Wanting to be more kind and compassionate is a worthy goal.  The ability to actually be kind, however, is something else altogether.  And, let’s be real, in New York City, being kind isn’t always easy.  What does make acting from a place of compassion is being content, happy.  So the first order of business is to begin doing things that will bring a sense of ease, calm and happiness.  Mindfulness just may be your answer.  In a trial with 41 biotechnology employees, one group received mindfulness training while the other didn’t. After a period of four months, the group who received the training showed a significant increase in left-right prefrontal cortex, the area that reflects positive emotions.  So, whenever you practice mindfulness you are giving your brain a happiness training.  Let’s hear it for mindfulness!

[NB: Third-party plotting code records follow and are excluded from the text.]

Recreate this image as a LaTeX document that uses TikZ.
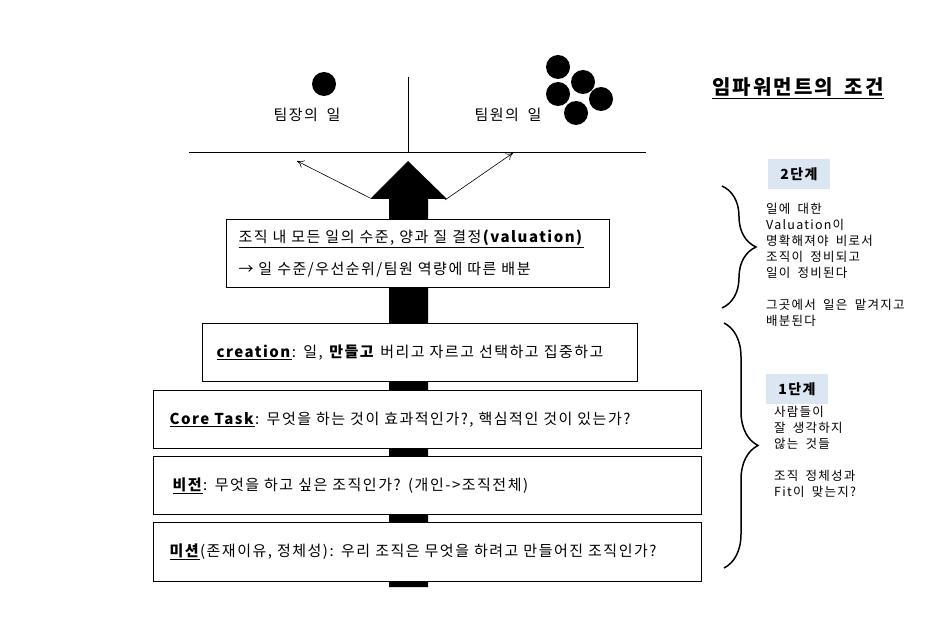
\documentclass[tikz,border=0pt]{standalone}
\usepackage{fontspec}
\setmainfont{Noto Sans CJK KR}[LetterSpace=10,WordSpace=1.8]
\usetikzlibrary{positioning,arrows.meta,decorations.pathreplacing}
\definecolor{stepblue}{HTML}{DCE6F2}

\begin{document}
\begin{tikzpicture}[x=1pt,y=-1pt,
  workbox/.style={draw,line width=1pt,fill=white,anchor=north west,align=left,inner xsep=16pt,font=\fontsize{15}{17}\selectfont},
  dot/.style={circle,fill=black,minimum size=24pt,inner sep=0pt},
  side/.style={font=\fontsize{15}{18}\selectfont},
  note/.style={align=left,anchor=north west,inner sep=0pt,font=\fontsize{12.5}{16}\selectfont},
  stagebox/.style={fill=stepblue,minimum width=62pt,minimum height=30pt,inner sep=0pt,font=\bfseries\fontsize{14}{16}\selectfont},
  stagebrace/.style={decorate,decoration={brace,amplitude=34pt},line width=1.5pt}
]
\useasboundingbox (0,0) rectangle (951,628);

% balance on top
\coordinate (beamL) at (189,152);
\coordinate (beamR) at (646,152);
\coordinate (pivot) at (408,152);
\coordinate (pole) at (408,77);
\draw[line width=0.8pt] (beamL) -- (beamR);
\draw[line width=0.8pt] (pivot) -- (pole);

\node[dot] (lead) at (324,84) {};
\node[side] (leadwork) at (307,115) {팀장의 일};
\node[dot] (m1) at (558,67) {};
\node[dot] (m2) at (583,82) {};
\node[dot] (m3) at (558,94) {};
\node[dot] (m4) at (601,99) {};
\node[dot] (m5) at (576,113) {};
\node[side] (teamwork) at (508,115) {팀원의 일};

\node[font=\bfseries\fontsize{20}{22}\selectfont] (title) at (798,88) {\underline{임파워먼트의 조건}};

% big arrow behind the boxes
\fill (408,161) -- (447,199) -- (428,199) -- (428,587) -- (389,587) -- (389,199) -- (370,199) -- cycle;

\coordinate (headL) at (370,198);
\coordinate (headR) at (445,200);
\coordinate (toLead) at (297,161);
\coordinate (toTeam) at (513,153);
\draw[-{To[length=7pt,width=8pt]},line width=0.6pt] (headL) -- (toLead);
\draw[-{To[length=7pt,width=8pt]},line width=0.6pt] (headR) -- (toTeam);

% stacked boxes
\node[workbox,inner xsep=12pt,text width=359pt,minimum height=68pt] (valuation) at (226,219)
  {\underline{조직 내 모든 일의 수준, 양과 질 결정\textbf{(valuation)}}\\[13pt]
   → 일 수준/우선순위/팀원 역량에 따른 배분};
\node[workbox,inner xsep=14pt,text width=407pt,minimum height=58pt] (creation) at (202,323)
  {\underline{\textbf{creation}}: 일, \textbf{만들고} 버리고 자르고 선택하고 집중하고};
\node[workbox,text width=516pt,minimum height=58pt] (core) at (153,390)
  {\underline{\textbf{Core Task}}: 무엇을 하는 것이 효과적인가?, 핵심적인 것이 있는가?};
\node[workbox,inner xsep=19pt,text width=510pt,minimum height=58pt] (vision) at (153,456)
  {\underline{\textbf{비전}}: 무엇을 하고 싶은 조직인가? (개인->조직전체)};
\node[workbox,text width=516pt,minimum height=59pt] (mission) at (153,522)
  {\underline{\textbf{미션}}(존재이유, 정체성): 우리 조직은 무엇을 하려고 만들어진 조직인가?};

% stages on the right
\node[stagebox] (stage2) at (799,174) {2단계};
\draw[stagebrace] (722,186) -- (722,308);
\node[note] (stage2note) at (766,203)
  {일에 대한\\Valuation이\\명확해져야 비로서\\조직이 정비되고\\일이 정비된다\\[16pt]
   그곳에서 일은 맡겨지고\\배분된다};

\node[stagebox] (stage1) at (797,389) {1단계};
\draw[stagebrace] (724,323) -- (724,568);
\node[note] (stage1note) at (774,406)
  {사람들이\\잘 생각하지\\않는 것들\\[16pt]
   조직 정체성과\\Fit이 맞는지?};
\end{tikzpicture}
\end{document}
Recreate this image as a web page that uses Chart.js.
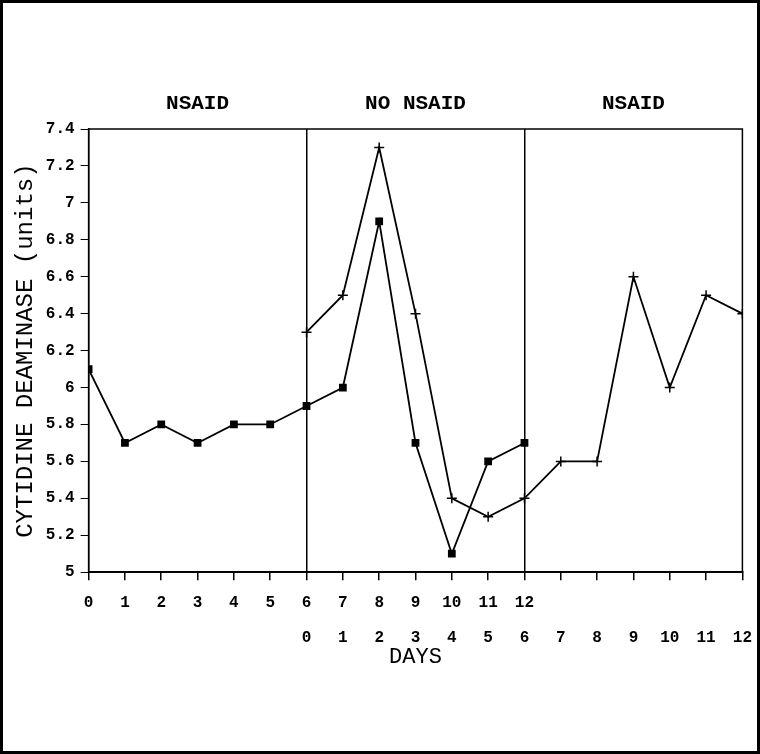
<!DOCTYPE html>
<html>
<head>
<meta charset="utf-8">
<script src="https://cdn.jsdelivr.net/npm/chart.js@4.4.1/dist/chart.umd.min.js"></script>
<style>
  html, body { margin: 0; padding: 0; background: #fff; }
  #wrap { position: relative; width: 754px; height: 748px; border: 3px solid #000; }
</style>
</head>
<body>
<div id="wrap"><canvas id="cd"></canvas></div>
<script>
// section headings across the top
const sections = ["NSAID", "NO NSAID", "NSAID"];
const sectionBounds = [0, 6, 12, 18];

// two rows of day labels under the x axis
const dayRowA = ["0","1","2","3","4","5","6","7","8","9","10","11","12","","","","","",""];
const dayRowB = ["","","","","","","0","1","2","3","4","5","6","7","8","9","10","11","12"];

// series (square markers start at position 0, plus markers at position 6)
const squareX = [0, 1, 2, 3, 4, 5, 6, 7, 8, 9, 10, 11, 12];
const squareY = [6.1, 5.7, 5.8, 5.7, 5.8, 5.8, 5.9, 6.0, 6.9, 5.7, 5.1, 5.6, 5.7];
const plusX = [6, 7, 8, 9, 10, 11, 12, 13, 14, 15, 16, 17, 18];
const plusY = [6.3, 6.5, 7.3, 6.4, 5.4, 5.3, 5.4, 5.6, 5.6, 6.6, 6.0, 6.5, 6.4];

const monoFont = "'Liberation Mono', 'DejaVu Sans Mono', monospace";

// frame around the plot + headings over each section
const framePlugin = {
    id: "frame",
    afterDraw(chart) {
        const ctx = chart.ctx;
        const a = chart.chartArea;
        const xs = chart.scales.x;
        ctx.save();
        ctx.strokeStyle = "#000";
        ctx.lineWidth = 1.5;
        ctx.strokeRect(a.left, a.top, a.right - a.left, a.bottom - a.top);
        ctx.fillStyle = "#000";
        ctx.font = "bold 21px " + monoFont;
        ctx.textAlign = "center";
        ctx.textBaseline = "middle";
        sections.forEach((s, i) => {
            const mid = (xs.getPixelForValue(sectionBounds[i]) + xs.getPixelForValue(sectionBounds[i + 1])) / 2;
            ctx.fillText(s, mid, a.top - 25);
        });
        ctx.restore();
    }
};

new Chart(document.getElementById("cd"), {
    type: "line",
    data: {
        datasets: [{
            data: squareX.map((x, i) => ({ x: x, y: squareY[i] })),
            borderColor: "#000",
            backgroundColor: "#000",
            borderWidth: 1.8,
            pointStyle: "rect",
            pointRadius: 5.5,
            pointBorderWidth: 0,
            tension: 0
        }, {
            data: plusX.map((x, i) => ({ x: x, y: plusY[i] })),
            borderColor: "#000",
            backgroundColor: "#000",
            borderWidth: 1.8,
            pointStyle: "cross",
            pointRadius: 5,
            pointBorderWidth: 1.5,
            tension: 0
        }]
    },
    options: {
        responsive: true,
        maintainAspectRatio: false,
        animation: false,
        layout: { padding: { top: 126, right: 0, bottom: 81, left: 4 } },
        plugins: {
            legend: { display: false },
            tooltip: { enabled: false }
        },
        scales: {
            x: {
                type: "linear",
                min: 0,
                max: 18,
                border: { display: true, color: "#000", width: 1.5 },
                grid: {
                    color: ctx => (ctx.tick && (ctx.tick.value === 6 || ctx.tick.value === 12)) ? "#000" : "rgba(0,0,0,0)",
                    lineWidth: 1.5,
                    tickColor: "#000",
                    tickLength: 8,
                    drawTicks: true
                },
                ticks: {
                    stepSize: 1,
                    autoSkip: false,
                    maxRotation: 0,
                    color: "#000",
                    padding: 5,
                    font: { family: monoFont, size: 16, weight: "bold", lineHeight: 2.2 },
                    callback: (v) => [dayRowA[v], dayRowB[v]]
                },
                title: {
                    display: true,
                    text: "DAYS",
                    color: "#000",
                    font: { family: monoFont, size: 22 },
                    padding: { top: -17, bottom: 0 }
                }
            },
            y: {
                min: 5,
                max: 7.4,
                border: { display: true, color: "#000", width: 1.5 },
                grid: {
                    color: "rgba(0,0,0,0)",
                    tickColor: "#000",
                    tickLength: 8
                },
                ticks: {
                    stepSize: 0.2,
                    color: "#000",
                    padding: 6,
                    font: { family: monoFont, size: 16, weight: "bold" },
                    callback: (v) => String(Math.round(v * 10) / 10)
                },
                title: {
                    display: true,
                    text: "CYTIDINE DEAMINASE (units)",
                    color: "#000",
                    font: { family: monoFont, size: 24 },
                    padding: { bottom: 0 }
                }
            }
        }
    },
    plugins: [framePlugin]
});
</script>
</body>
</html>
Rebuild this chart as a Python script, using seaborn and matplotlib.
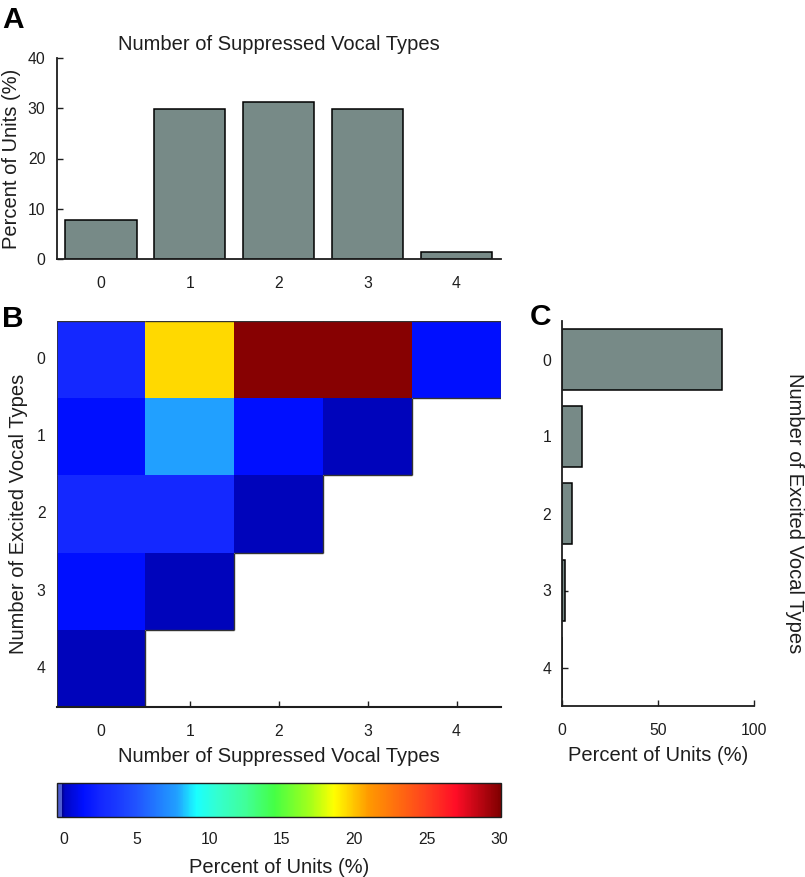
import numpy as np
import pandas as pd
import matplotlib
matplotlib.use("Agg")
import matplotlib.pyplot as plt
import seaborn as sns
from matplotlib.colors import LinearSegmentedColormap

# ---------------- data ----------------
type_counts = ["0", "1", "2", "3", "4"]
suppressed_pct = [7.8, 29.9, 31.2, 29.9, 1.3]      # panel A
excited_pct = [83.1, 10.4, 5.2, 1.3, 0.0]          # panel C
joint_row0 = [2.6, 19.5, 29.9, 29.9, 1.3]          # panel B, excited = 0
joint_row1 = [1.3, 7.8, 1.3, 0.0, np.nan]
joint_row2 = [2.6, 2.6, 0.0, np.nan, np.nan]
joint_row3 = [1.3, 0.0, np.nan, np.nan, np.nan]
joint_row4 = [0.0, np.nan, np.nan, np.nan, np.nan]
a_yticks = [0, 10, 20, 30, 40]
c_xticks = [0, 50, 100]
cbar_ticks = [0, 5, 10, 15, 20, 25, 30]

# ---------------- style ----------------
sns.set_theme(style="white")
plt.rcParams["font.family"] = ["Liberation Sans", "DejaVu Sans"]
TXT = "#1e1e1e"
BAR = "#778a87"
LAB = 14.5
TCK = 11.3

W, H = 805, 877
fig = plt.figure(figsize=(W / 100, H / 100), dpi=100)


def rect(l, t, r, b):
    return [l / W, 1 - b / H, (r - l) / W, (b - t) / H]


axA = fig.add_axes(rect(56.5, 58, 501, 259))
axB = fig.add_axes(rect(56.5, 321, 501, 707))
axC = fig.add_axes(rect(562.3, 321, 754, 706))
cax = fig.add_axes(rect(56.7, 783, 501, 817))

# ---------------- colormap (jet-like) ----------------
vmin, vmax = -0.5, 30.1
stops = [
    (-0.5, (0.31, 0.37, 0.82)),
    (-0.17, (0.31, 0.37, 0.82)),
    (-0.16, (0.0, 0.0, 0.55)),
    (0.0, (0.0, 0.02, 0.76)),
    (1.3, (0.0, 0.06, 1.0)),
    (2.6, (0.08, 0.16, 1.0)),
    (3.6, (0.10, 0.22, 1.0)),
    (5.0, (0.13, 0.33, 1.0)),
    (7.8, (0.13, 0.63, 1.0)),
    (9.1, (0.10, 1.0, 1.0)),
    (10.5, (0.20, 1.0, 0.82)),
    (12.5, (0.25, 1.0, 0.60)),
    (14.5, (0.27, 1.0, 0.27)),
    (17.0, (0.65, 1.0, 0.10)),
    (18.6, (1.0, 1.0, 0.0)),
    (21.0, (1.0, 0.60, 0.0)),
    (25.0, (1.0, 0.25, 0.12)),
    (27.0, (1.0, 0.05, 0.15)),
    (30.1, (0.5, 0.0, 0.0)),
]
cmap = LinearSegmentedColormap.from_list(
    "jetlike", [((v - vmin) / (vmax - vmin), c) for v, c in stops], N=512)

# ---------------- panel A ----------------
dfA = pd.DataFrame({"n": type_counts, "pct": suppressed_pct})
sns.barplot(data=dfA, x="n", y="pct", ax=axA, color=BAR, saturation=1,
            edgecolor="black", linewidth=1.1, width=0.8)
axA.set_xlim(-0.5, 4.5)
axA.set_ylim(0, 40)
axA.set_yticks(a_yticks)
axA.set_xlabel("")
axA.set_ylabel("Percent of Units (%)", fontsize=LAB, color=TXT, labelpad=5)
axA.set_title("Number of Suppressed Vocal Types", fontsize=LAB, color=TXT, pad=6)
sns.despine(ax=axA)
for s in ("left", "bottom"):
    axA.spines[s].set_color(TXT)
    axA.spines[s].set_linewidth(1.3)
axA.tick_params(axis="x", length=0, pad=12, labelsize=TCK, colors=TXT)
axA.tick_params(axis="y", left=True, direction="in", length=4, width=1,
                pad=8, labelsize=TCK, colors=TXT)

# ---------------- panel B ----------------
heat = np.array([joint_row0, joint_row1, joint_row2, joint_row3, joint_row4])
dfB = pd.DataFrame(heat, index=type_counts, columns=type_counts)
sns.heatmap(dfB, ax=axB, cmap=cmap, vmin=vmin, vmax=vmax, mask=dfB.isna(),
            cbar_ax=cax, cbar_kws={"orientation": "horizontal", "ticks": cbar_ticks},
            linewidths=0)
axB.set_xlim(0, 5)
axB.set_ylim(5, 0)
valid = ~np.isnan(heat)
n = heat.shape[0]
oc = "#333333"
for i in range(n):
    for j in range(n):
        if not valid[i, j]:
            continue
        if i == 0 or not valid[i - 1, j]:
            axB.plot([j, j + 1], [i, i], color=oc, lw=1.0, solid_capstyle="butt")
        if j == n - 1 or not valid[i, j + 1]:
            axB.plot([j + 1, j + 1], [i, i + 1], color=oc, lw=1.0, solid_capstyle="butt")
        if j == 0:
            axB.plot([j, j], [i, i + 1], color=oc, lw=0.6, solid_capstyle="butt")
        if i < n - 1 and not valid[i + 1, j]:
            axB.plot([j, j + 1], [i + 1, i + 1], color=oc, lw=1.0, solid_capstyle="butt")
axB.spines["bottom"].set_visible(True)
axB.spines["bottom"].set_color(TXT)
axB.spines["bottom"].set_linewidth(1.5)
axB.tick_params(axis="x", bottom=True, direction="in", length=4, width=1,
                pad=12, labelsize=TCK, colors=TXT, labelrotation=0)
axB.tick_params(axis="y", left=True, direction="in", length=4, width=1,
                pad=8, labelsize=TCK, colors=TXT, labelrotation=0)
axB.set_xlabel("Number of Suppressed Vocal Types", fontsize=LAB, color=TXT, labelpad=6)
axB.set_ylabel("Number of Excited Vocal Types", fontsize=LAB, color=TXT, labelpad=6)

# colorbar
cb = axB.collections[0].colorbar
cb.outline.set_edgecolor(TXT)
cb.outline.set_linewidth(1.0)
cax.tick_params(axis="x", top=True, bottom=True, direction="in", length=4, width=1,
                pad=11, labelsize=TCK, colors=TXT)
cax.set_xlabel("Percent of Units (%)", fontsize=LAB, color=TXT, labelpad=8)

# ---------------- panel C ----------------
dfC = pd.DataFrame({"n": type_counts, "pct": excited_pct})
sns.barplot(data=dfC, x="pct", y="n", orient="h", ax=axC, color=BAR, saturation=1,
            edgecolor="black", linewidth=1.1, width=0.8)
axC.set_xlim(0, 100)
axC.set_ylim(4.5, -0.5)
axC.set_xticks(c_xticks)
axC.set_xlabel("Percent of Units (%)", fontsize=LAB, color=TXT, labelpad=6)
axC.set_ylabel("Number of Excited Vocal Types", fontsize=LAB, color=TXT, rotation=-90)
axC.yaxis.set_label_coords(1.209, 0.5)
axC.yaxis.label.set_va("center")
axC.yaxis.label.set_ha("center")
sns.despine(ax=axC)
for s in ("left", "bottom"):
    axC.spines[s].set_color(TXT)
    axC.spines[s].set_linewidth(1.3)
axC.tick_params(axis="x", bottom=True, direction="in", length=4, width=1,
                pad=12, labelsize=TCK, colors=TXT)
axC.tick_params(axis="y", left=True, direction="in", length=4, width=1,
                pad=8, labelsize=TCK, colors=TXT)

# ---------------- panel letters ----------------
for lx, ly, letter in [(2, 28, "A"), (2, 327, "B"), (530, 325, "C")]:
    fig.text(lx / W, 1 - ly / H, letter, fontsize=21.5, fontweight="bold",
             color="black", ha="left", va="baseline")

fig.savefig("out.png", dpi=100)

Science Verifies the Buddha’s Teaching

2,500 years ago, the Buddha already knew the benefits of living with a mind motivated by loving-kindness and compassion. Buddha didn’t need to see results of brain scans or longitudinal studies measuring happiness.  He was the all-seeing, all-knowing, self enlightened one.  He emphasized the importance of caring for all beings.  In taking care of ourselves, we take care of others,  and by taking care of others, we are taking care of ourselves.  All the good we do will come back to us, in the form of stronger friendships, greater resilience in the face of problems, and durable happiness.  Why not see for yourself?   Set aside five minutes a day for meditation.  Focus  on the good in yourself, your friends, your family and perhaps even strangers who helped you in some way.  Give it a try for just two weeks.  See how five minutes of focused meditation may change your life, and that of others.